BAB XV. SUKHA VAGGA – Kebahagiaan
(197) Sungguh bahagia jika kita hidup tanpa membenci di antara orang-orang yang membenci; di antara orang-orang yang membenci, kita hidup tanpa benci.
(198) Sungguh bahagia jika kita hidup tanpa penyakit di antara orang-orang yang berpenyakit; di antara orang-orang yang berpenyakit, kita hidup tanpa penyakit.
(199) Sungguh bahagia jika kita hidup tanpa keserakahan di antara orang-orang yang serakah; di antara orang-orang yang serakah, kita hidup tanpa keserakahan.
Dhammapada Atthakatha :
(197-199) Kisah Mendamaikan Kerabat Sang Buddha
Kapilavatthu, kota suku Sakya; dan Koliya, kota suku Koliya, terletak di sisi-sisi sungai Rohini. Petani kedua kota bekerja di ladang yang diairi oleh sungai tersebut. Suatu tahun mereka memperoleh hujan yang tidak cukup, sehingga padi serta hasil panen lainnya mulai layu. Petani di kedua sisi sungai ingin mengalirkan air dari sungai Rohini ke ladang mereka masing-masing. Penduduk Koliya mengatakan bahwa air sungai itu tidak cukup untuk mengairi dua sisi, dan jika mereka dapat melipatgandakan aliran air ke ladang mereka, barulah itu akan cukup untuk mengairi padi sampai menguning.
Pada sisi lain, penduduk Kapivatthu menolak hal itu, apabila mereka tidak mendapatkan air, dapat dipastikan hasil panen mereka akan gagal, dan mereka akan terpaksa membeli beras orang lain. Mereka mengatakan bahwa mereka tidak siap membawa uang dan barang-barang berharga ke seberang sungai untuk ditukar dengan makanan.
Kedua pihak menginginkan air untuk kebutuhan mereka masing-masing, sehingga tumbuh keinginan jahat. Mereka saling memaki dan menantang. Pertengkaran antar petani itu sampai didengar oleh para menteri negara masing-masing, dan mereka melaporkan kejadian tersebut kepada penguasa masing-masing, dan orang-orang di kedua sisi sungai siap bertempur.
Sang Buddha melihat sekeliling dunia dengan kemampuan batin luar biasa Beliau, mengetahui kerabat-kerabat Beliau pada kedua sisi sungai akan bertempur, Beliau memutuskan untuk mencegahnya. Seorang diri Sang Buddha ke tempat mereka dengan melalui udara, dan segera berada di tengah sungai. Kerabat-kerabat Beliau melihat Sang Buddha, dengan penuh kesucian dan kedamaian duduk di atas mereka, melayang di udara. Mereka meletakkan senjatanya ke samping dan menghormat kepada Sang Buddha.

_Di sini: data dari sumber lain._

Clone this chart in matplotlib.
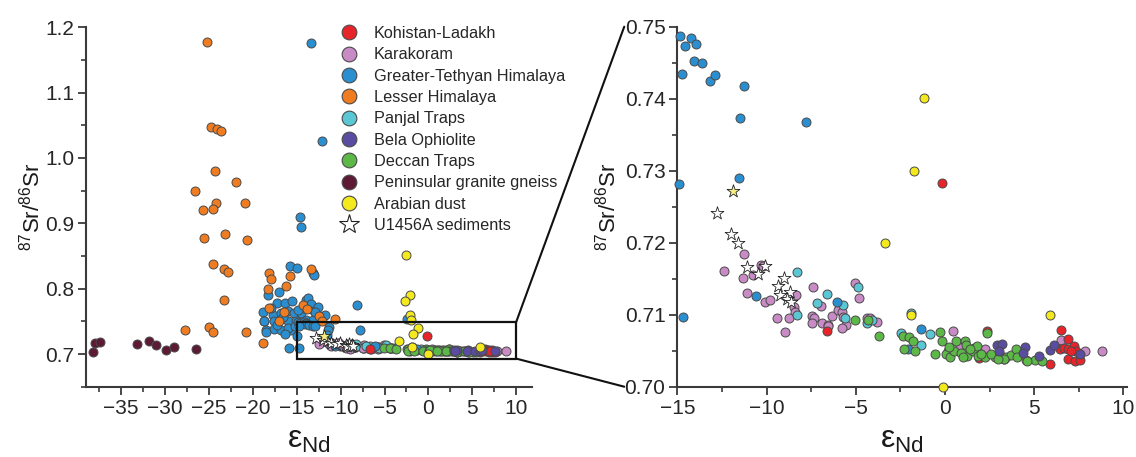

Kemudian Sang Buddha berkata pada mereka, "Demi keperluan sejumlah air, yang sedikit nilainya, kalian seharusnya tidak mengorbankan hidupmu yang jauh sangat berharga dan tak ternilai. Kenapa kalian melakukan tindakan yang bodoh ini? Jika Tathagata tidak menghentikan kalian hari ini, darah kalian akan mengalir seperti air di sungai sekarang, kalian hidup dengan saling membenci; kalian akan menderita karena kekotoran batin, tetapi Tathagata sudah bebas darinya; kalian berusaha memiliki kesenangan hawa nafsu, tetapi Tathagata tidak mencarinya lagi."
Kemudian Sang Buddha membabarkan syair berikut ini :
"Susukhaṃ vata jīvāma verinesu averino,
verinesu manussesu viharāma averino.
Susukhaṃ vata jīvāma āturesu anāturā,
āturesu manussesu viharāma anāturā.
Susukhaṃ vata jīvāma ussukesu anussukā,
ussukesu manussesu viharāma anussukā."
Sungguh bahagia jika kita hidup tanpa membenci di antara orang-orang yang membenci;
di antara orang-orang yang membenci, kita hidup tanpa benci.
Sungguh bahagia jika kita hidup tanpa penyakit di antara orang-orang yang berpenyakit;
di antara orang-orang yang berpenyakit, kita hidup tanpa penyakit.
Sungguh bahagia jika kita hidup tanpa keserakahan di antara orang-orang yang serakah;
di antara orang-orang yang serakah, kita hidup tanpa keserakahan.
Banyak orang pada waktu itu mencapai tingkat kesucian sotapatti setelah khotbah Dhamma berakhir.